First-principles calculations to investigate thermoelectric, thermophysical, and optical properties of RNi₄P₁₂ (R = Sm, Eu) rare-earth metal skutterudites

This study presents a comprehensive investigation into the intrinsic properties of RNi₄P₁₂ (where R = Sm, Eu) filled skutterudite, employing the full-potential linearized augmented plane wave method within density functional theory (DFT) simulations using the WIEN2k framework. Structural, phonon stability, mechanical, electronic, magnetic, transport, thermal, and optical properties are thoroughly explored to provide a holistic understanding of these materials. Initially, the structural stability of SmNi₄P₁₂ and EuNi₄P₁₂ is rigorously evaluated through ground-state energy calculations obtained from structural optimizations, revealing a preference for a stable ferromagnetic phase over competing antiferromagnetic and non-magnetic phases.

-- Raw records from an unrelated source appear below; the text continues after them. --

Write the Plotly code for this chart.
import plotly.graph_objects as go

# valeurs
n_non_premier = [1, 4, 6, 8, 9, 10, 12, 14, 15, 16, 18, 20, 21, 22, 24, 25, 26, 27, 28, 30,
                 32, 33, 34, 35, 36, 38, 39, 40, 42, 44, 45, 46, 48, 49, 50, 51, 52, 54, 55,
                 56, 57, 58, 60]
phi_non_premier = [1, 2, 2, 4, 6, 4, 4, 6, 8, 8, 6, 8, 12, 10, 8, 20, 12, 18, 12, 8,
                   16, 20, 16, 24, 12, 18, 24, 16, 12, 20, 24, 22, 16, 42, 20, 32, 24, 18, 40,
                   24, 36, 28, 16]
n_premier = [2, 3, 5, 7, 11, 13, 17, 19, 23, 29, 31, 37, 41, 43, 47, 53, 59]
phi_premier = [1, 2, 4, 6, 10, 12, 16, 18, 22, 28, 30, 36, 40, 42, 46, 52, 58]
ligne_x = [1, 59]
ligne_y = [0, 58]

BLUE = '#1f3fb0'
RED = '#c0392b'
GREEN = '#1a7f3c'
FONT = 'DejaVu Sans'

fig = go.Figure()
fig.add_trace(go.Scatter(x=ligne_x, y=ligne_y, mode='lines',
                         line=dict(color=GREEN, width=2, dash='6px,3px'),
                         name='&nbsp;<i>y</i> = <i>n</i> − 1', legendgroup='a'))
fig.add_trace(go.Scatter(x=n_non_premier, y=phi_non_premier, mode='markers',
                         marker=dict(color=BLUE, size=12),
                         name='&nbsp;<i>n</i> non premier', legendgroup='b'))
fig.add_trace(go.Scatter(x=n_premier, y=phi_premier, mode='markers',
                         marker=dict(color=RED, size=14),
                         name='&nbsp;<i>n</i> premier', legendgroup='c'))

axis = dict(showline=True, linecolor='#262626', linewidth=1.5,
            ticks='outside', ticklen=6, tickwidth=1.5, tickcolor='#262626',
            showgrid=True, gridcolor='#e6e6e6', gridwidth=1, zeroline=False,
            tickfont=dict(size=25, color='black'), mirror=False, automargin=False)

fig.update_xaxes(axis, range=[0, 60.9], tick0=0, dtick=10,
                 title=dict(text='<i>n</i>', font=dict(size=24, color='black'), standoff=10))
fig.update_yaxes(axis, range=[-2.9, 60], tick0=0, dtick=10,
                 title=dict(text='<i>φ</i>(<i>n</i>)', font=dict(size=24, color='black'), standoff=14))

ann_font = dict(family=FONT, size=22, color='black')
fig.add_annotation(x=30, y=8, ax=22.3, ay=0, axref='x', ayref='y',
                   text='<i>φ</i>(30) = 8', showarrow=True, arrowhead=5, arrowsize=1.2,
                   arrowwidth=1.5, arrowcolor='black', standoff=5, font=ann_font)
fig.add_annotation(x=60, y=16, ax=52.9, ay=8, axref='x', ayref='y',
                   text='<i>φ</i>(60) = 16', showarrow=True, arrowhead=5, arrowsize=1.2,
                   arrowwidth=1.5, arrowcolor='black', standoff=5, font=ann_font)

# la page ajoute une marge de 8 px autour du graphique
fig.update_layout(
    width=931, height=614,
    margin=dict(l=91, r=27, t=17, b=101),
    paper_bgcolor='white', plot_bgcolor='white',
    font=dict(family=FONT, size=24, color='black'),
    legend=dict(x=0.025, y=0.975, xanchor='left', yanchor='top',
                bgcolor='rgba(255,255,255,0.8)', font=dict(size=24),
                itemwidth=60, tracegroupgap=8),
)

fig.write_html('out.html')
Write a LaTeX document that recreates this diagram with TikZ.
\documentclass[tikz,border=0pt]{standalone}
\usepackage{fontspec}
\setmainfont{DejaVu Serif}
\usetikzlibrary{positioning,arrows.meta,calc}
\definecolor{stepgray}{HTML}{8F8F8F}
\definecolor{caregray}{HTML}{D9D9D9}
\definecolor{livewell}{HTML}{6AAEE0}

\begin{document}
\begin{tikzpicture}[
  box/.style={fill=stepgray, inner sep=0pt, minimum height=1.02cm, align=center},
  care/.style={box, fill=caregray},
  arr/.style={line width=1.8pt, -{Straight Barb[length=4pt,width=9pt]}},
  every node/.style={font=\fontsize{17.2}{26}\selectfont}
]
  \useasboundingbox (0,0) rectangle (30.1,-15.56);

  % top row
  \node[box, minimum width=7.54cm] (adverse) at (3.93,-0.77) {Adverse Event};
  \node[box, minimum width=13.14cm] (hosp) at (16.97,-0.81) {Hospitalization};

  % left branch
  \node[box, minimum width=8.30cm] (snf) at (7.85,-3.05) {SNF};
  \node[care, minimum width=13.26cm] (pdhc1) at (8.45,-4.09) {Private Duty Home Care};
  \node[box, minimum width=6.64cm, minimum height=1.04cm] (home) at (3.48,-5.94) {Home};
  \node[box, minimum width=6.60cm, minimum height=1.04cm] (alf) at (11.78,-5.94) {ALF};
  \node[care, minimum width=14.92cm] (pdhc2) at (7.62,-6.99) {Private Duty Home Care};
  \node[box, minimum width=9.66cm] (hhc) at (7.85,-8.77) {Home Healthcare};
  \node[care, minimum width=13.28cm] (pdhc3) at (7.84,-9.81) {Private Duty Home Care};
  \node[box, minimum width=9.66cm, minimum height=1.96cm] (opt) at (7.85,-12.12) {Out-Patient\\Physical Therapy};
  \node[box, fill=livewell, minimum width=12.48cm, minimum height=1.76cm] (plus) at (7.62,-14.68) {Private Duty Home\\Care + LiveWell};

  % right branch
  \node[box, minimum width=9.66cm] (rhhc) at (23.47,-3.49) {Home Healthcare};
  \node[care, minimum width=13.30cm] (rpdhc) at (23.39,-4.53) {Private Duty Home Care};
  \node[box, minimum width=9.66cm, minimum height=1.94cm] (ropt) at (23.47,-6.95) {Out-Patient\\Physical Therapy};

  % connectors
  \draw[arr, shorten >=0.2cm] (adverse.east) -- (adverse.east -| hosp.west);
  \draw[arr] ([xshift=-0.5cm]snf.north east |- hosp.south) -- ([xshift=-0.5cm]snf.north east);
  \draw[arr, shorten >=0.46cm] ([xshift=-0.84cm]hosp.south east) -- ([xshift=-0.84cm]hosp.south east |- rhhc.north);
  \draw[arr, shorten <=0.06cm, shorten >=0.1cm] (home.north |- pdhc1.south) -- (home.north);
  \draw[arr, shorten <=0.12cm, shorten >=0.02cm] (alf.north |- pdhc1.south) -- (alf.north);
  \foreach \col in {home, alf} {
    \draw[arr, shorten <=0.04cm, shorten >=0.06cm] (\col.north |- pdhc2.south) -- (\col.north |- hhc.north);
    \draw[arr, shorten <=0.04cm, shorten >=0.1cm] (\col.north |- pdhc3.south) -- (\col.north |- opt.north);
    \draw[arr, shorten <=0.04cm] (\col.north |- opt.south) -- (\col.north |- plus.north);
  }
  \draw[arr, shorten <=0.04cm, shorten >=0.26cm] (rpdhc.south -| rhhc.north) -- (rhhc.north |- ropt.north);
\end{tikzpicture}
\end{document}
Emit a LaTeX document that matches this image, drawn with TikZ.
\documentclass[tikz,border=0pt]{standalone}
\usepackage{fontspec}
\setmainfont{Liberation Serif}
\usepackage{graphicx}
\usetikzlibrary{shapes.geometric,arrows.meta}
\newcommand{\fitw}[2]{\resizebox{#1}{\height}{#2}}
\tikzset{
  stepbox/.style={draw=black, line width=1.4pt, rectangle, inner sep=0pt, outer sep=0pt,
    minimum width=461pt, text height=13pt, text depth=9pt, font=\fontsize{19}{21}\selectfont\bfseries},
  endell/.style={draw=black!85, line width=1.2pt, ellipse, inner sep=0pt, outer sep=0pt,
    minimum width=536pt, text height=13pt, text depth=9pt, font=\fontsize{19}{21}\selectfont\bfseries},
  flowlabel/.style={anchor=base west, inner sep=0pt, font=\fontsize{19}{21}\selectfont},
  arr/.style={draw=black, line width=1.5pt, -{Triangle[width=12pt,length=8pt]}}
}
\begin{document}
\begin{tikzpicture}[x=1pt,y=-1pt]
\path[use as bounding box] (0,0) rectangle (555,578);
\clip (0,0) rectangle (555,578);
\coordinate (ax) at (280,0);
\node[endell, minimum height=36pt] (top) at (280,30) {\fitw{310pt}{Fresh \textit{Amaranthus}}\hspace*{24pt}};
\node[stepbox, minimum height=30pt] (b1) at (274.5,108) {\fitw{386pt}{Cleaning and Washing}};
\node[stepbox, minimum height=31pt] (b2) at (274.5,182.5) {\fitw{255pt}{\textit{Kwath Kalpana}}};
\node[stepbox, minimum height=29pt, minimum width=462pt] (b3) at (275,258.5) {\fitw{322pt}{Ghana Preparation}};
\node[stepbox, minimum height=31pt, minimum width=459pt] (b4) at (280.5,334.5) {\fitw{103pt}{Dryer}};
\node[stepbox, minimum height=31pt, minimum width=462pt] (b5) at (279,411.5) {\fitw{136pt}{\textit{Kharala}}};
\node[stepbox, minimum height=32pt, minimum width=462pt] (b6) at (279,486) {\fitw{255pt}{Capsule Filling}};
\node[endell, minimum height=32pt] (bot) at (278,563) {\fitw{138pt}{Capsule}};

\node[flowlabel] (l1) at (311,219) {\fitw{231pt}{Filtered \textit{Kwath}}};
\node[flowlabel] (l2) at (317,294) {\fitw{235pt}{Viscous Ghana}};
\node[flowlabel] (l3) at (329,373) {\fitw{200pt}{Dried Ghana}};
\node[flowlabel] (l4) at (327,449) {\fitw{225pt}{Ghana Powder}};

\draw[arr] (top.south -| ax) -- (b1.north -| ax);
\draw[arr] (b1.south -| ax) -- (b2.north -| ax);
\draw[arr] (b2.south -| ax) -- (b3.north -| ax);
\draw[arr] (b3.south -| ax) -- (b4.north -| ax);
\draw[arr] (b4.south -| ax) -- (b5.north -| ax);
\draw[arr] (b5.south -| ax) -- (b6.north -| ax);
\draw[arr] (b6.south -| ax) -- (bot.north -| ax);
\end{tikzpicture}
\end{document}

Electronic properties are further investigated using a combination of computational schemes, including Generalized Gradient Approximation (GGA) and Trans-Bhalla modified Becke Johnson (TB-mBJ), effectively handling the f-electrons. Both approximations reveal intriguing metallic behavior in both spin-up and spin-down channels. The focus is on Ni-P-based filled skutterudite, featuring localized 4f and 5d-electrons, which exhibit dense energy bands near the Fermi energy, originating from rare earth and Ni-atoms. The dense density of states near the Fermi energy suggests suitability for thermoelectric applications. Additionally, spin-polarized band structures unveil significant net magnetism, indicating potential applications in spintronics. Elastic parameters are estimated using the Voigt-Reuss-Hill approximation, with elastic stability crucial for practical applications, characterized by brittleness indicating the compounds' ability to deform without fracturing under stress. Finally, transport and thermal properties are analyzed, providing insights into conductivity and heat dissipation characteristics. Optical constants, including dielectric function, optical reflectivity, refractive index, electron energy loss, and optical conductivity, are calculated for photon energy radiation. Overall, this study offers a comprehensive understanding of the multifaceted properties of SmNi₄P₁₂ and EuNi₄P₁₂-filled skutterudite, laying the groundwork for their potential applications in various fields.